De son côté, la Société Française de Télémédecine (SFT-Antel), qui regroupe médecins, paramédicaux, industriels, membres des autorités de santé utilisateurs des outils de télémédecine, a « largement débattu » à propos de ces plates-formes qui « vont se développer de plus en plus » et qui ont leur place dans « notre société de l’immédiateté » pour « orienter, rassurer ou inciter à consulter son médecin ». La SFT les compare au téléconseil dispensé par la régulation médicale des centres 15 qui représente plus de la moitié des appels. Elle n’est donc pas opposée à ce que le téléconseil  médical personnalisé proposé par les complémentaires santé soit reconnu comme un acte de télémédecine, au même titre que celui délivré par les centres 15.

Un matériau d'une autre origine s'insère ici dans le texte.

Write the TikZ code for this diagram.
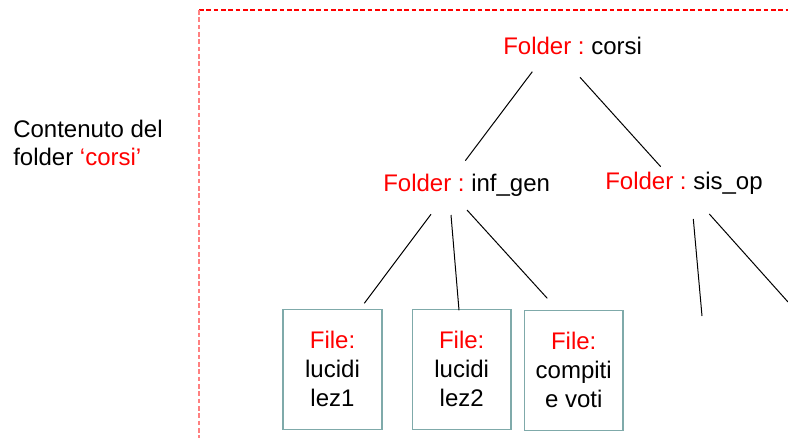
\documentclass[tikz,border=0pt]{standalone}
\usepackage{fontspec}
\setmainfont{Liberation Sans}
\usetikzlibrary{calc}
\definecolor{keyred}{HTML}{FF0000}
\definecolor{keysoft}{HTML}{FF8080}
\definecolor{boxline}{HTML}{7FAAAA}
\frenchspacing
\tikzset{
  folder/.style={anchor=base west, inner sep=0pt, font=\fontsize{18}{21.6}\selectfont},
  filebox/.style={draw=boxline, line width=1.1pt, minimum width=74pt, minimum height=90pt,
    inner sep=0pt, align=center, font=\fontsize{18}{21.75}\selectfont},
  link/.style={draw=black, line width=0.75pt},
  borderline/.style={draw=#1, dash pattern=on 3.5pt off 2pt, line width=1pt},
}
\begin{document}
\begin{tikzpicture}[x=0.75pt, y=-0.75pt]
  \useasboundingbox (0,0) rectangle (788,438);
  % dashed frame round the folder content
  \draw[borderline=keyred] (199,10) -- (788,10);
  \draw[borderline=keysoft] (199,10) -- (199,438);
  % caption on the left
  \node[anchor=north west, inner sep=0pt, align=left, font=\fontsize{18}{20.8}\selectfont]
    (caption) at (13,120) {Contenuto del\\folder \textcolor{keyred}{‘corsi’}};
  % folders
  \node[folder] (corsi) at (503,54.3) {\textcolor{keyred}{Folder :} corsi};
  \node[folder] (infgen) at (383,191.7) {\textcolor{keyred}{Folder :} inf\_gen};
  \node[folder] (sisop) at (605,190) {\textcolor{keyred}{Folder :} sis\_op};
  % files
  \node[filebox] (lez1) at (332.5,369.3) {\textcolor{keyred}{File:}\\lucidi\\lez1};
  \node[filebox] (lez2) at (461.7,369.3) {\textcolor{keyred}{File:}\\lucidi\\lez2};
  \node[filebox] (voti) at (573.7,370.3) {\textcolor{keyred}{File:}\\compiti\\e voti};
  % children of sis_op lie outside the frame
  \coordinate (sisop-a) at (702,316);
  \coordinate (sisop-b) at (788,302);
  % tree links
  \draw[link] ([shift={(29.3,17.4)}]corsi.base west) -- ([shift={(82.3,-31)}]infgen.base west);
  \draw[link] ([shift={(77,23)}]corsi.base west) -- ([shift={(55.7,-23.3)}]sisop.base west);
  \draw[link] ([shift={(48,22.6)}]infgen.base west) -- ([shift={(31.8,-5.3)}]lez1.north);
  \draw[link] ([shift={(68,23.3)}]infgen.base west) -- ([shift={(-2.7,1.7)}]lez2.north);
  \draw[link] ([shift={(84,18.3)}]infgen.base west) -- ([shift={(-26.4,-11.2)}]voti.north);
  \draw[link] ([shift={(88.3,29)}]sisop.base west) -- (sisop-a);
  \draw[link] ([shift={(104.3,24)}]sisop.base west) -- (sisop-b);
\end{tikzpicture}
\end{document}
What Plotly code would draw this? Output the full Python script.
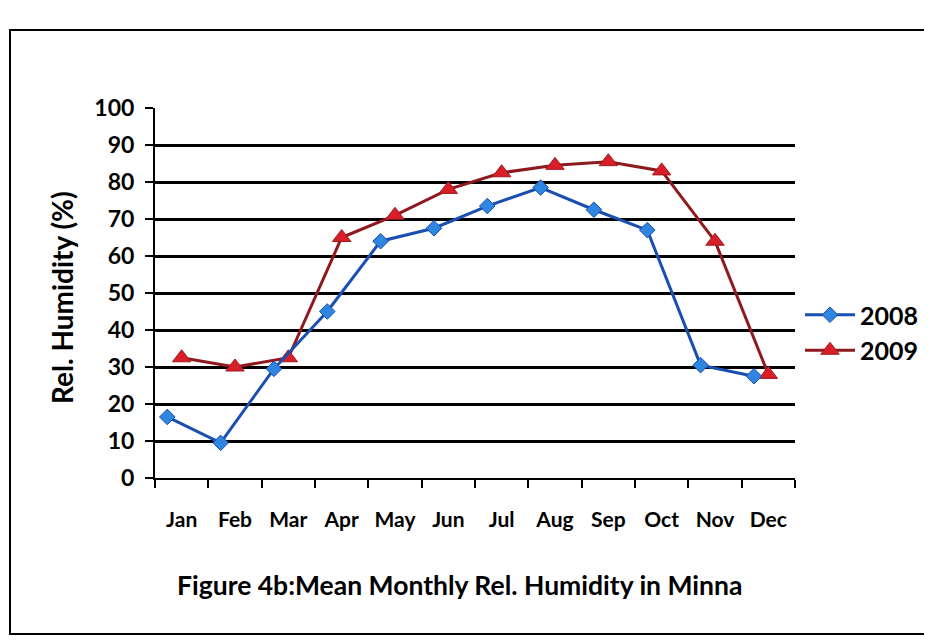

La téléconsultation n’est pas le 15

En revanche, pour la SFT-Antel,  une telle prestation « ne peut être assimilée à une téléconsultation ». D’une part, parce que la téléconsultation « doit venir compléter la consultation en face à face dans un parcours de soins personnalisé qui recueille préalablement le consentement du patient ». d’autre part, parce que « la téléconsultation se prête difficilement à la prise en charge d’un événement aigu qui doit avant tout relever d’un examen clinique classique ». Et à cet égard, la SFT-Antel  fait observer que « les organisateurs de téléconseil médical personnalisé prennent la précaution d’informer leurs adhérents de ne pas appeler ces plates-formes en cas de véritable urgence ressentie mais d’appeler le 15 ». Si donc ce téléconseil personnalisé ne peut être assimilé à une téléconsultation, la SFT-Antel souligne que les médecins qui le pratiquent ne peuvent être rémunérés à l’acte et que leur responsabilité « doit être couverte par l’organisateur du service de télémédecine », comme les médecins des centres 15 sont couverts par l’assurance des hôpitaux dont ils sont salariés.

Pour l’instant, le ministère de la Santé n’a pas communiqué sur les interrogations soulevées par l’Ordre et la SFT-Antel.